● **PROBLEM REQUIREMENTS**:
Do not copy the pictures. Write out the lines from the start of the entries through the line containing "eq_left = [0.0025, 0.0195, 0.052]".

● **GIVEN RECORDS**:
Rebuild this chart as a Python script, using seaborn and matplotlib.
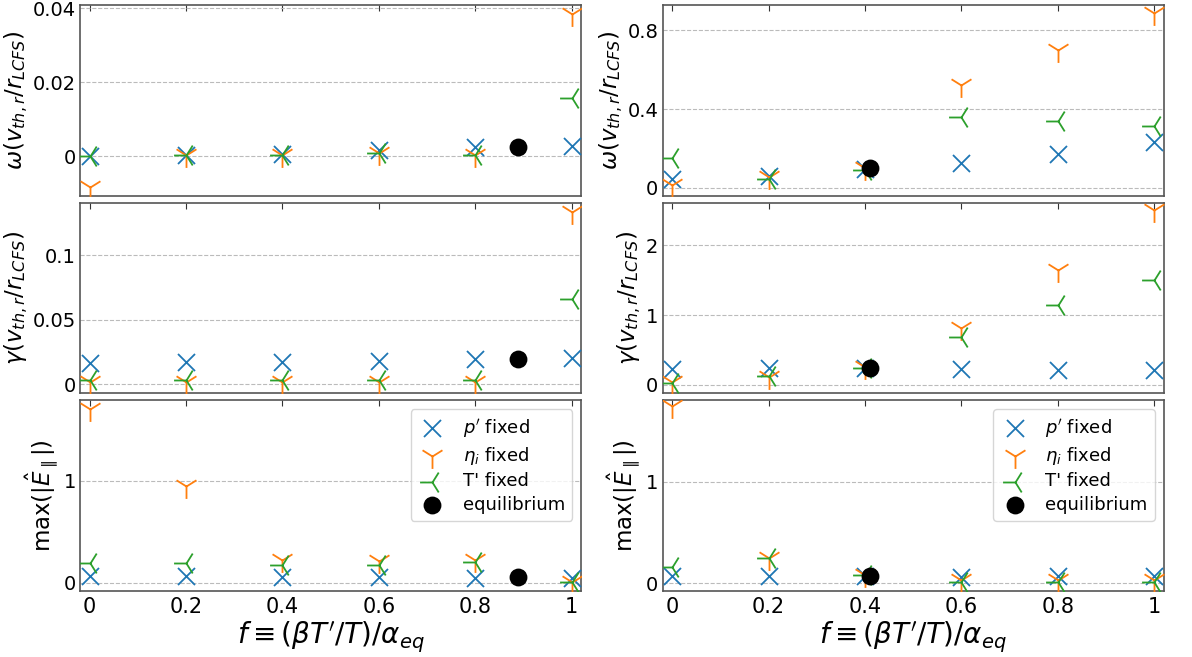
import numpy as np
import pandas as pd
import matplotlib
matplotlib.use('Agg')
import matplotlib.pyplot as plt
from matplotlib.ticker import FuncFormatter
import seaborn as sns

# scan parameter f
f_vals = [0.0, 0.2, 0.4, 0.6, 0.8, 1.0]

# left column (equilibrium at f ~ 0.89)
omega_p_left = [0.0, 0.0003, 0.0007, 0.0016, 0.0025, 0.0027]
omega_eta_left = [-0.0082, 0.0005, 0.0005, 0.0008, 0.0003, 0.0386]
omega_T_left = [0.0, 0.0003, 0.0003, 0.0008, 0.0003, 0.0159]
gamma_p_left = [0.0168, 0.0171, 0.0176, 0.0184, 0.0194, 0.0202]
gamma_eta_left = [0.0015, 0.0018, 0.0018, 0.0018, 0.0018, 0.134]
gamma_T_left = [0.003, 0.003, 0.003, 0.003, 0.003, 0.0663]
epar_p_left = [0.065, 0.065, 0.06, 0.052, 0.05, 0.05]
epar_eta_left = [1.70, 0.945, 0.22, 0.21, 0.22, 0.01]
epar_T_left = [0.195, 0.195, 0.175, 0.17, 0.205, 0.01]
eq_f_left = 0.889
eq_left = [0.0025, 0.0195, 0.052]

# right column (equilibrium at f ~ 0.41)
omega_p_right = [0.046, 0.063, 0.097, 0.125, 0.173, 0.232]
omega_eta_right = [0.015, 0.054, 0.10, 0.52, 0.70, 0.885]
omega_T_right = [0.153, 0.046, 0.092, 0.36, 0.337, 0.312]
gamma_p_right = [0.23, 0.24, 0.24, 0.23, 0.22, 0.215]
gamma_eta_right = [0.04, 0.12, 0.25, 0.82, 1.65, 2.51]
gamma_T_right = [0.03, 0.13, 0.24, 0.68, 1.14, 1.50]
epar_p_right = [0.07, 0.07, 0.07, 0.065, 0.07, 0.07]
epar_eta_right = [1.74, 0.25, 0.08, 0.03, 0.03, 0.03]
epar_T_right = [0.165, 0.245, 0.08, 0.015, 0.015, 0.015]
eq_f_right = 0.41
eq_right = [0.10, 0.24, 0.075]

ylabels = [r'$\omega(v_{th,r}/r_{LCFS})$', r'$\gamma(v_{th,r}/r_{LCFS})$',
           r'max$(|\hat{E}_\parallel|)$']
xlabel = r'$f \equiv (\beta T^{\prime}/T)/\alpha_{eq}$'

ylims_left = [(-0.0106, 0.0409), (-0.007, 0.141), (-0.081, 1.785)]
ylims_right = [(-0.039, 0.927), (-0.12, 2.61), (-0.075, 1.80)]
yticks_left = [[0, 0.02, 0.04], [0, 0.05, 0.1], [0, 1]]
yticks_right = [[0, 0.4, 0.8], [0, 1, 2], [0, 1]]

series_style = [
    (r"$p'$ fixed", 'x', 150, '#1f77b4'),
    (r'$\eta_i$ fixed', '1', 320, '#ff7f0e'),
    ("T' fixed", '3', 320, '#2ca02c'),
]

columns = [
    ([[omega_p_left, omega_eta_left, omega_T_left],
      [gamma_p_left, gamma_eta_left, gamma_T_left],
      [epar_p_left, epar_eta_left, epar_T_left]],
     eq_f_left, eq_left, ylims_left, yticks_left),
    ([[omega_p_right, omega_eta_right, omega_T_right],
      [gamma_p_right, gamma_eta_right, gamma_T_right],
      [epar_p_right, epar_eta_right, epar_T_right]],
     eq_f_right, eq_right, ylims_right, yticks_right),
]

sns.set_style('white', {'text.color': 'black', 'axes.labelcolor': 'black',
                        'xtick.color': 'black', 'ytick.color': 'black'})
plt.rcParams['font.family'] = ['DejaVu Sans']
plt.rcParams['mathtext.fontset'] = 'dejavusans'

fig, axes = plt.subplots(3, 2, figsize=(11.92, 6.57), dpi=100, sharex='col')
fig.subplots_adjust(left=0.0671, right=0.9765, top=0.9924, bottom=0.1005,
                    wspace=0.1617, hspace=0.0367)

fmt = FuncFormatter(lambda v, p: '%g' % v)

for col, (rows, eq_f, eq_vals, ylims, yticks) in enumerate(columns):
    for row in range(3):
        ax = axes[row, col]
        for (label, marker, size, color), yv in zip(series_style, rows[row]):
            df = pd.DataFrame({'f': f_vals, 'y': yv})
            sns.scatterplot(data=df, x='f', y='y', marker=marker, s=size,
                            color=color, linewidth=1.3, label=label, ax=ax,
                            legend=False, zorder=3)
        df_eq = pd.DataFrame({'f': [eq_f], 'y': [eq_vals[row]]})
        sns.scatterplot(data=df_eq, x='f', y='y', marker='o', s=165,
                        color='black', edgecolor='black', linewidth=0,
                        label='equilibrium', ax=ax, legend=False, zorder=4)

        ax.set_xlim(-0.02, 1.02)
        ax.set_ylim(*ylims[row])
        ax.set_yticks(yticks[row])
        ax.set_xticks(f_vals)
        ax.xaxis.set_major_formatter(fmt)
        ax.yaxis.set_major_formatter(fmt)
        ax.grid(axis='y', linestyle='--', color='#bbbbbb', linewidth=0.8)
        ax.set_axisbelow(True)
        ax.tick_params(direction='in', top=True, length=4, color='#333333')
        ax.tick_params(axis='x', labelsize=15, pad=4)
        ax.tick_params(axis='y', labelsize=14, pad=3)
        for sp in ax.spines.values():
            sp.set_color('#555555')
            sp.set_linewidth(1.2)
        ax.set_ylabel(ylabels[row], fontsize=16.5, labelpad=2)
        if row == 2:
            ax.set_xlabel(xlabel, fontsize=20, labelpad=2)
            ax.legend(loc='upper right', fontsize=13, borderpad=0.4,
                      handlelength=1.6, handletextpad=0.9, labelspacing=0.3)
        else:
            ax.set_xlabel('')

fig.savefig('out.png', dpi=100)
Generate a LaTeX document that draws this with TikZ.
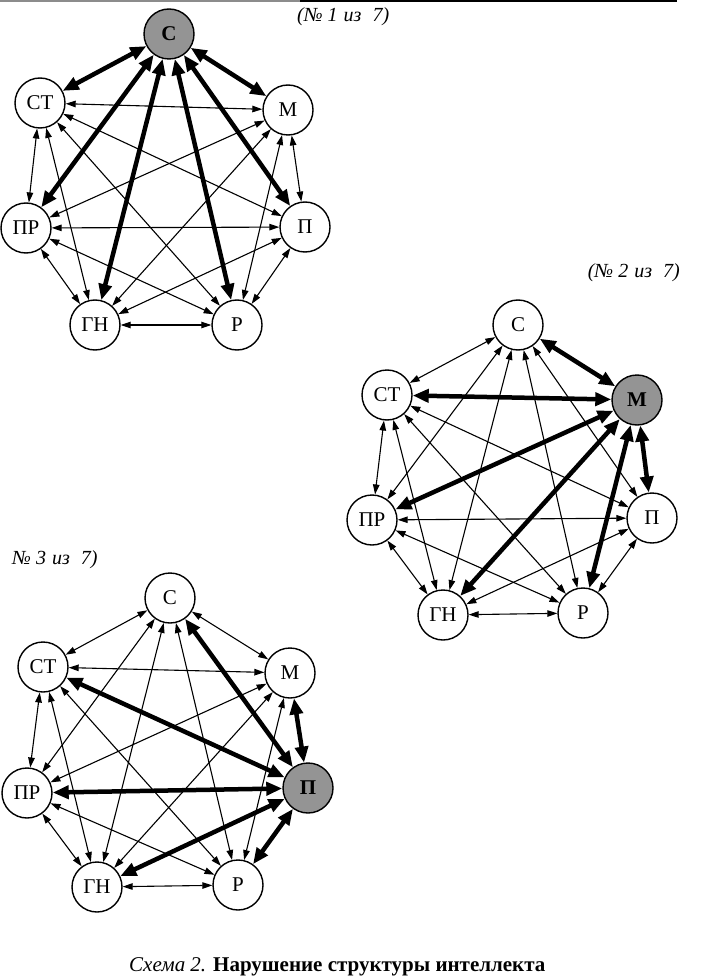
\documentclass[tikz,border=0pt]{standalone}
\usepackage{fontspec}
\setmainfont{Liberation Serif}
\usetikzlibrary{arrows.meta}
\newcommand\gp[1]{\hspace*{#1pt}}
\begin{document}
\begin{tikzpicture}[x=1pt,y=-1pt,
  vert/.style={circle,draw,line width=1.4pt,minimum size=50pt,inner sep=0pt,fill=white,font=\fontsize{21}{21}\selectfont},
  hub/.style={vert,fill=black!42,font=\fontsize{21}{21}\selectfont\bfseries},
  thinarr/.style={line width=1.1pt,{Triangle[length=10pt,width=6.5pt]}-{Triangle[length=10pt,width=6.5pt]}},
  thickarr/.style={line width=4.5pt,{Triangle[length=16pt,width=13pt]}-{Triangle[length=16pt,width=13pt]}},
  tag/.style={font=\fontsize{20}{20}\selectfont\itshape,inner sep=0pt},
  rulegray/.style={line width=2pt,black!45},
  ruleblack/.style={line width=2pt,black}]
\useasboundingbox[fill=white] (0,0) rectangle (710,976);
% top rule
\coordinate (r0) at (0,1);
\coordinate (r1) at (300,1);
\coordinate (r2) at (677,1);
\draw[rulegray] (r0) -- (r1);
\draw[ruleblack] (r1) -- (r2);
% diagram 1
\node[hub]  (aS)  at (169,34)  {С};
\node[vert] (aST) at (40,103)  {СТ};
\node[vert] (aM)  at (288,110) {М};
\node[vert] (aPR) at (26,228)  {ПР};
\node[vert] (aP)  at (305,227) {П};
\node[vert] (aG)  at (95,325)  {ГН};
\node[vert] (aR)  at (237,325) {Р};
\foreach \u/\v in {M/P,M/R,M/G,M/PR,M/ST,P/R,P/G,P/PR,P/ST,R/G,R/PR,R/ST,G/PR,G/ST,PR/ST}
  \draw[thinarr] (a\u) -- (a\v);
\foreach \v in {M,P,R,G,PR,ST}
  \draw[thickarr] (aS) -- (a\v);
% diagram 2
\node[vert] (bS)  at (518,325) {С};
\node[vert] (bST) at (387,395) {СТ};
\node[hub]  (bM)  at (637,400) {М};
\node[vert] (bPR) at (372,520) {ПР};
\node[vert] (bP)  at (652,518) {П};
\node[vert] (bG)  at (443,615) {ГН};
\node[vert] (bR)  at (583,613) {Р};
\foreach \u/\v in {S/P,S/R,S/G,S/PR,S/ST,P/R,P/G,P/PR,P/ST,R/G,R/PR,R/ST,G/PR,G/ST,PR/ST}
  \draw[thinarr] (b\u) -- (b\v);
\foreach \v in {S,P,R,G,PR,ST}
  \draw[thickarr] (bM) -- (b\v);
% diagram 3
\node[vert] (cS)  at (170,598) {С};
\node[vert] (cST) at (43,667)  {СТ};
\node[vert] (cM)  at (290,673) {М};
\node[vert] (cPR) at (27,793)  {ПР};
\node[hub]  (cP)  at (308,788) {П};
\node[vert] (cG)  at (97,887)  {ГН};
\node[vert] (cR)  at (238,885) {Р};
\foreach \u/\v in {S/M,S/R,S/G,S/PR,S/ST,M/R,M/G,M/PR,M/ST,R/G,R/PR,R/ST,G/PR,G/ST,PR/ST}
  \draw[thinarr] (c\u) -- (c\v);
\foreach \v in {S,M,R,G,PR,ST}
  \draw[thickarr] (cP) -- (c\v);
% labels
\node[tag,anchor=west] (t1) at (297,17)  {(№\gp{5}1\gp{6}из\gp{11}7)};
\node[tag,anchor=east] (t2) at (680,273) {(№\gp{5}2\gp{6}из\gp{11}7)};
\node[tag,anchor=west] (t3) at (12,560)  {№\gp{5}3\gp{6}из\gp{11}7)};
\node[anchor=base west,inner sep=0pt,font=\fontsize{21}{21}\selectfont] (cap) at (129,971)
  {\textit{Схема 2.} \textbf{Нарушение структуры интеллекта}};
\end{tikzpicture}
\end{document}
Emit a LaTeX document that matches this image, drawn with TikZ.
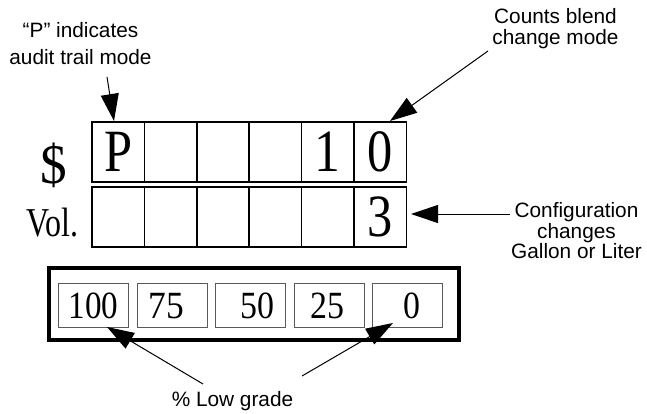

● **RESPONSE TO THIS EXERCISE**:
Rebuild this chart as a Python script, using seaborn and matplotlib.
import numpy as np
import pandas as pd
import matplotlib
matplotlib.use('Agg')
import matplotlib.pyplot as plt
from matplotlib.ticker import FuncFormatter
import seaborn as sns

# scan parameter f
f_vals = [0.0, 0.2, 0.4, 0.6, 0.8, 1.0]

# left column (equilibrium at f ~ 0.89)
omega_p_left = [0.0, 0.0003, 0.0007, 0.0016, 0.0025, 0.0027]
omega_eta_left = [-0.0082, 0.0005, 0.0005, 0.0008, 0.0003, 0.0386]
omega_T_left = [0.0, 0.0003, 0.0003, 0.0008, 0.0003, 0.0159]
gamma_p_left = [0.0168, 0.0171, 0.0176, 0.0184, 0.0194, 0.0202]
gamma_eta_left = [0.0015, 0.0018, 0.0018, 0.0018, 0.0018, 0.134]
gamma_T_left = [0.003, 0.003, 0.003, 0.003, 0.003, 0.0663]
epar_p_left = [0.065, 0.065, 0.06, 0.052, 0.05, 0.05]
epar_eta_left = [1.70, 0.945, 0.22, 0.21, 0.22, 0.01]
epar_T_left = [0.195, 0.195, 0.175, 0.17, 0.205, 0.01]
eq_f_left = 0.889
eq_left = [0.0025, 0.0195, 0.052]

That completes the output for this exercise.